(Source code of charts)
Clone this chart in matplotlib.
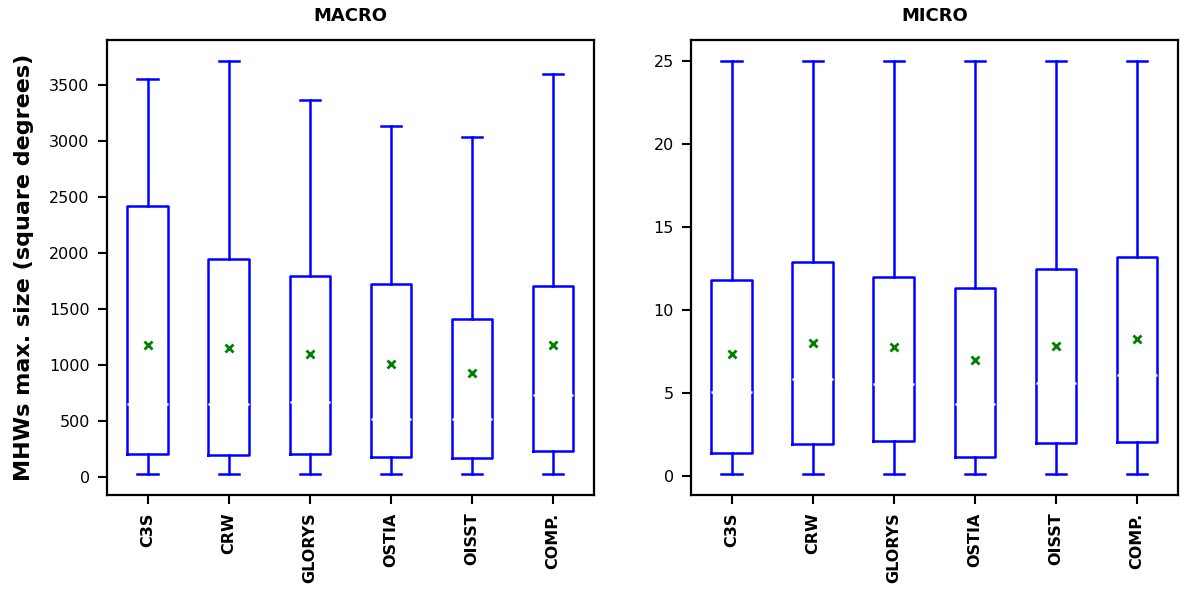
import matplotlib
matplotlib.use('Agg')
import matplotlib.pyplot as plt

products = ['C3S', 'CRW', 'GLORYS', 'OSTIA', 'OISST', 'COMP.']

# MACRO (square degrees)
macro_whislo = [27, 27, 27, 27, 27, 27]
macro_q1 = [208, 202, 208, 181, 175, 232]
macro_med = [659, 659, 674, 525, 522, 736]
macro_q3 = [2420, 1948, 1802, 1730, 1416, 1710]
macro_whishi = [3560, 3720, 3372, 3138, 3037, 3604]
macro_mean = [1182, 1155, 1104, 1015, 929, 1184]

# MICRO (square degrees)
micro_whislo = [0.1, 0.1, 0.1, 0.1, 0.1, 0.1]
micro_q1 = [1.40, 1.90, 2.12, 1.14, 1.98, 2.03]
micro_med = [5.05, 5.81, 5.51, 4.31, 5.61, 6.09]
micro_q3 = [11.82, 12.88, 12.0, 11.34, 12.44, 13.18]
micro_whishi = [25.0, 25.0, 25.0, 25.0, 25.0, 25.0]
micro_mean = [7.37, 8.03, 7.77, 6.97, 7.85, 8.23]


def make_stats(lo, q1, med, q3, hi, mean):
    stats = []
    for i, name in enumerate(products):
        stats.append({'label': name, 'whislo': lo[i], 'q1': q1[i], 'med': med[i],
                      'q3': q3[i], 'whishi': hi[i], 'mean': mean[i], 'fliers': []})
    return stats


fig, axes = plt.subplots(1, 2, figsize=(11.8, 5.91), dpi=100)
fig.subplots_adjust(left=0.0907, right=0.998, top=0.9323, bottom=0.1624, wspace=0.2)

panels = [
    ('MACRO', make_stats(macro_whislo, macro_q1, macro_med, macro_q3, macro_whishi, macro_mean)),
    ('MICRO', make_stats(micro_whislo, micro_q1, micro_med, micro_q3, micro_whishi, micro_mean)),
]

for ax, (title, stats) in zip(axes, panels):
    ax.bxp(stats, widths=0.5, showmeans=True, showfliers=False,
           boxprops=dict(color='blue', linewidth=1.8),
           whiskerprops=dict(color='blue', linewidth=1.8),
           capprops=dict(color='blue', linewidth=1.8),
           medianprops=dict(color='white', linewidth=1.8),
           meanprops=dict(marker='x', markeredgecolor='green', markeredgewidth=2,
                          markersize=6))
    ax.set_title(title, fontsize=13, weight='bold', pad=14)
    ax.tick_params(axis='both', labelsize=11.5, length=6.5, width=1.5, pad=6)
    for label in ax.get_xticklabels():
        label.set_rotation(90)
        label.set_fontweight('bold')
    for spine in ax.spines.values():
        spine.set_linewidth(1.6)

axes[0].set_ylabel('MHWs max. size (square degrees)', fontsize=16, weight='bold',
                   labelpad=11)

fig.savefig('out.png')
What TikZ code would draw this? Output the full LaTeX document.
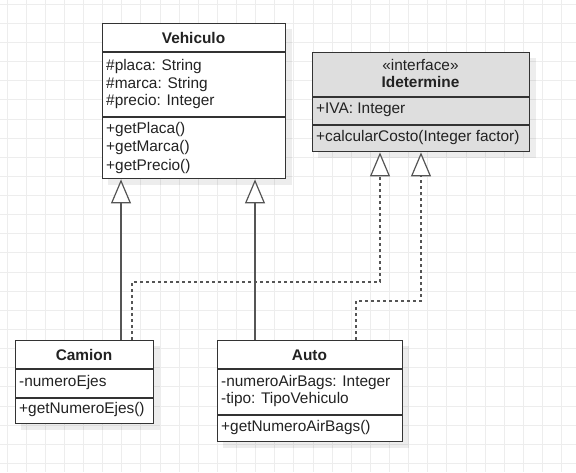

• Task goal:
Can you repeat every record above exactly, apart from the pictures?

• Answer for this exercise:
Clone this chart in matplotlib.
import matplotlib
matplotlib.use('Agg')
import matplotlib.pyplot as plt

products = ['C3S', 'CRW', 'GLORYS', 'OSTIA', 'OISST', 'COMP.']

# MACRO (square degrees)
macro_whislo = [27, 27, 27, 27, 27, 27]
macro_q1 = [208, 202, 208, 181, 175, 232]
macro_med = [659, 659, 674, 525, 522, 736]
macro_q3 = [2420, 1948, 1802, 1730, 1416, 1710]
macro_whishi = [3560, 3720, 3372, 3138, 3037, 3604]
macro_mean = [1182, 1155, 1104, 1015, 929, 1184]

# MICRO (square degrees)
micro_whislo = [0.1, 0.1, 0.1, 0.1, 0.1, 0.1]
micro_q1 = [1.40, 1.90, 2.12, 1.14, 1.98, 2.03]
micro_med = [5.05, 5.81, 5.51, 4.31, 5.61, 6.09]
micro_q3 = [11.82, 12.88, 12.0, 11.34, 12.44, 13.18]
micro_whishi = [25.0, 25.0, 25.0, 25.0, 25.0, 25.0]
micro_mean = [7.37, 8.03, 7.77, 6.97, 7.85, 8.23]


def make_stats(lo, q1, med, q3, hi, mean):
    stats = []
    for i, name in enumerate(products):
        stats.append({'label': name, 'whislo': lo[i], 'q1': q1[i], 'med': med[i],
                      'q3': q3[i], 'whishi': hi[i], 'mean': mean[i], 'fliers': []})
    return stats


fig, axes = plt.subplots(1, 2, figsize=(11.8, 5.91), dpi=100)
fig.subplots_adjust(left=0.0907, right=0.998, top=0.9323, bottom=0.1624, wspace=0.2)

panels = [
    ('MACRO', make_stats(macro_whislo, macro_q1, macro_med, macro_q3, macro_whishi, macro_mean)),
    ('MICRO', make_stats(micro_whislo, micro_q1, micro_med, micro_q3, micro_whishi, micro_mean)),
]

for ax, (title, stats) in zip(axes, panels):
    ax.bxp(stats, widths=0.5, showmeans=True, showfliers=False,
           boxprops=dict(color='blue', linewidth=1.8),
           whiskerprops=dict(color='blue', linewidth=1.8),
           capprops=dict(color='blue', linewidth=1.8),
           medianprops=dict(color='white', linewidth=1.8),
           meanprops=dict(marker='x', markeredgecolor='green', markeredgewidth=2,
                          markersize=6))
    ax.set_title(title, fontsize=13, weight='bold', pad=14)
    ax.tick_params(axis='both', labelsize=11.5, length=6.5, width=1.5, pad=6)
    for label in ax.get_xticklabels():
        label.set_rotation(90)
        label.set_fontweight('bold')
    for spine in ax.spines.values():
        spine.set_linewidth(1.6)

axes[0].set_ylabel('MHWs max. size (square degrees)', fontsize=16, weight='bold',
                   labelpad=11)

fig.savefig('out.png')
What TikZ code would draw this? Output the full LaTeX document.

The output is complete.